### WHAT TO DO
Give every line back verbatim, dropping all images.

☆ ☆ ☆ ☆

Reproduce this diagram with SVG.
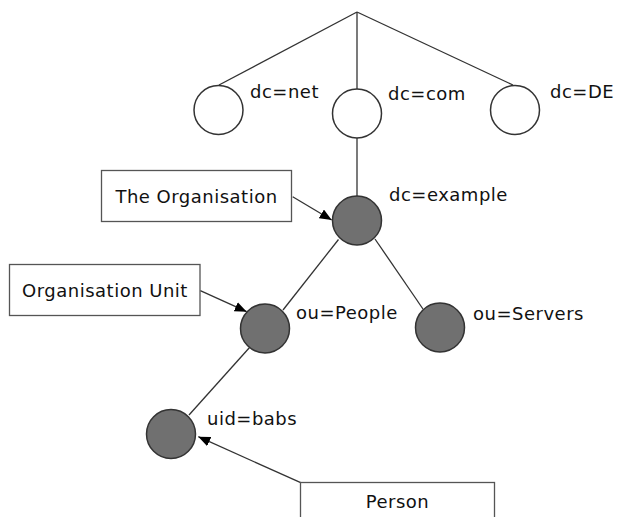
<svg xmlns="http://www.w3.org/2000/svg" width="617" height="517" viewBox="0 0 617 517">
<defs>
<style>
.edge{stroke:#333;stroke-width:1.3;fill:none}
.arrow{stroke:#333;stroke-width:1.3;fill:none;marker-end:url(#ah)}
.open{fill:#fff;stroke:#333;stroke-width:1.5}
.dark{fill:#707070;stroke:#333;stroke-width:1.5}
.box{fill:#fff;stroke:#555;stroke-width:1.3}
text{font-family:"DejaVu Sans","Liberation Sans",sans-serif;font-size:18px;letter-spacing:0.5px;fill:#111}
.bt{text-anchor:middle}
</style>
<marker id="ah" markerWidth="12" markerHeight="10" refX="12" refY="5" orient="auto" markerUnits="userSpaceOnUse">
<path d="M0,0 L12,5 L0,10 Z" fill="#000"/>
</marker>
</defs>
<rect width="617" height="517" fill="#fff"/>
<g id="connectors">
<line class="edge" x1="357" y1="12" x2="219" y2="85"/>
<line class="edge" x1="357" y1="12" x2="357" y2="89"/>
<line class="edge" x1="357" y1="12" x2="513" y2="85"/>
<line class="edge" x1="357" y1="138" x2="357" y2="196"/>
<line class="edge" x1="338.5" y1="239.5" x2="283" y2="310"/>
<line class="edge" x1="375" y1="239" x2="423" y2="309"/>
<line class="edge" x1="250" y1="347" x2="189" y2="415"/>
<line class="arrow" x1="292.7" y1="196.7" x2="331.7" y2="220"/>
<line class="arrow" x1="200.3" y1="290.7" x2="246.7" y2="311.7"/>
<line class="arrow" x1="300.7" y1="482.7" x2="198.3" y2="436.7"/>
</g>
<g id="dc-net"><circle class="open" cx="218.5" cy="110" r="24.5"/><text x="250" y="98">dc=net</text></g>
<g id="dc-com"><circle class="open" cx="357" cy="113.5" r="24.5"/><text x="388" y="100">dc=com</text></g>
<g id="dc-DE"><circle class="open" cx="515" cy="110" r="24.5"/><text x="550" y="98">dc=DE</text></g>
<g id="dc-example"><circle class="dark" cx="357" cy="220.5" r="24.5"/><text x="389" y="201">dc=example</text></g>
<g id="ou-People"><circle class="dark" cx="265" cy="328.5" r="24.5"/><text x="296" y="319">ou=People</text></g>
<g id="ou-Servers"><circle class="dark" cx="440" cy="327.5" r="24.5"/><text x="473" y="320">ou=Servers</text></g>
<g id="uid-babs"><circle class="dark" cx="171" cy="434" r="24.5"/><text x="207" y="425">uid=babs</text></g>
<g id="the-organisation"><rect class="box" x="101.5" y="170.5" width="190" height="51"/><text class="bt" x="196.5" y="203">The Organisation</text></g>
<g id="organisation-unit"><rect class="box" x="9.5" y="264.5" width="190.5" height="51"/><text class="bt" x="105" y="297">Organisation Unit</text></g>
<g id="person"><rect class="box" x="300.5" y="482.5" width="194" height="50"/><text class="bt" x="397.5" y="508">Person</text></g>
</svg>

☆ ☆ ☆ ☆

### TASK ANSWER
Reproduce this diagram with SVG.
<svg xmlns="http://www.w3.org/2000/svg" width="617" height="517" viewBox="0 0 617 517">
<defs>
<style>
.edge{stroke:#333;stroke-width:1.3;fill:none}
.arrow{stroke:#333;stroke-width:1.3;fill:none;marker-end:url(#ah)}
.open{fill:#fff;stroke:#333;stroke-width:1.5}
.dark{fill:#707070;stroke:#333;stroke-width:1.5}
.box{fill:#fff;stroke:#555;stroke-width:1.3}
text{font-family:"DejaVu Sans","Liberation Sans",sans-serif;font-size:18px;letter-spacing:0.5px;fill:#111}
.bt{text-anchor:middle}
</style>
<marker id="ah" markerWidth="12" markerHeight="10" refX="12" refY="5" orient="auto" markerUnits="userSpaceOnUse">
<path d="M0,0 L12,5 L0,10 Z" fill="#000"/>
</marker>
</defs>
<rect width="617" height="517" fill="#fff"/>
<g id="connectors">
<line class="edge" x1="357" y1="12" x2="219" y2="85"/>
<line class="edge" x1="357" y1="12" x2="357" y2="89"/>
<line class="edge" x1="357" y1="12" x2="513" y2="85"/>
<line class="edge" x1="357" y1="138" x2="357" y2="196"/>
<line class="edge" x1="338.5" y1="239.5" x2="283" y2="310"/>
<line class="edge" x1="375" y1="239" x2="423" y2="309"/>
<line class="edge" x1="250" y1="347" x2="189" y2="415"/>
<line class="arrow" x1="292.7" y1="196.7" x2="331.7" y2="220"/>
<line class="arrow" x1="200.3" y1="290.7" x2="246.7" y2="311.7"/>
<line class="arrow" x1="300.7" y1="482.7" x2="198.3" y2="436.7"/>
</g>
<g id="dc-net"><circle class="open" cx="218.5" cy="110" r="24.5"/><text x="250" y="98">dc=net</text></g>
<g id="dc-com"><circle class="open" cx="357" cy="113.5" r="24.5"/><text x="388" y="100">dc=com</text></g>
<g id="dc-DE"><circle class="open" cx="515" cy="110" r="24.5"/><text x="550" y="98">dc=DE</text></g>
<g id="dc-example"><circle class="dark" cx="357" cy="220.5" r="24.5"/><text x="389" y="201">dc=example</text></g>
<g id="ou-People"><circle class="dark" cx="265" cy="328.5" r="24.5"/><text x="296" y="319">ou=People</text></g>
<g id="ou-Servers"><circle class="dark" cx="440" cy="327.5" r="24.5"/><text x="473" y="320">ou=Servers</text></g>
<g id="uid-babs"><circle class="dark" cx="171" cy="434" r="24.5"/><text x="207" y="425">uid=babs</text></g>
<g id="the-organisation"><rect class="box" x="101.5" y="170.5" width="190" height="51"/><text class="bt" x="196.5" y="203">The Organisation</text></g>
<g id="organisation-unit"><rect class="box" x="9.5" y="264.5" width="190.5" height="51"/><text class="bt" x="105" y="297">Organisation Unit</text></g>
<g id="person"><rect class="box" x="300.5" y="482.5" width="194" height="50"/><text class="bt" x="397.5" y="508">Person</text></g>
</svg>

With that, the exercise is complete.